India’s household debt rises to 41.3% of GDP, above 5-yr avg


India’s household debt climbed to 41.3 per cent of gross domestic product (GDP) at the end of March 2025, marking a sustained rise from its five-year average of 38.3 per cent, with consumption-related loans accounting for bulk of the borrowings, the Reserve Bank of India (RBI) said in its Financial Stability Report.

Debt

Illustration: Dominic Xavier/Rediff

However, the RBI noted that relative to most peer emerging market economies, India’s household debt remains lower.

Among broad categories of household borrowings, non-housing retail loans extended mostly for consumption purposes continue to be the dominant segment.

It accounted for 55.3 per cent of total household borrowings from financial institutions as of September 2025.

 

This share has risen over the years, with growth consistently surpassing that of housing loans, and agriculture and business loans, RBI said.
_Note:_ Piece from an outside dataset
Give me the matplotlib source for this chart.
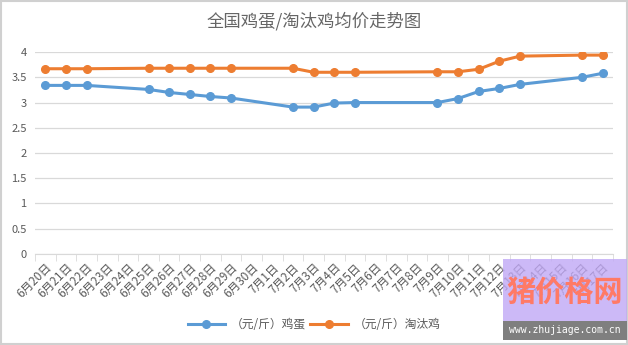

According to the central bank, the decomposition of household borrowings shows that a dominant share of loans was taken for consumption purposes, followed by asset creation, and productive purposes.

Personal loans formed 22.3 per cent of consumption purpose loans at the end of September 2025.

Housing loans formed 28.6 per cent of total household borrowings, while agriculture and business loans accounted for the remaining 16.1 per cent.

Over time, the share of non-housing retail loans has steadily increased, reflecting rising reliance on consumption-led credit such as personal loans, credit cards, vehicle loans and consumer durables financing.

Meanwhile, the report said net household financial savings improved to 7.6 per cent of GDP in Q4 FY25 on account of rise in financial assets and stabilisation of liabilities.

The stock of gross financial assets remained steady above 100 per cent of GDP. Data suggests that growth in financial wealth of households moderated, reflecting a correction in equity and investment funds.

In terms of asset allocation, deposits, insurance and pension funds accounted for nearly 69.2 per cent of household financial wealth as at March 2025-end.

This comes even as the share of equities and investment funds increased marginally.

According to the latest survey conducted by the Securities and Exchange Board of India (Sebi), despite growing awareness about securities market products, overall household penetration remained at 9.5 per cent (of the 337.2 million total households), mainly arising from urban centres.

Within the securities market, however, equity remains the dominant asset class for households.

“Therefore, diversification of household savings to asset classes other than equity and bank deposits, has the potential to aid financialisation of savings and long-term capital formation,” RBI said.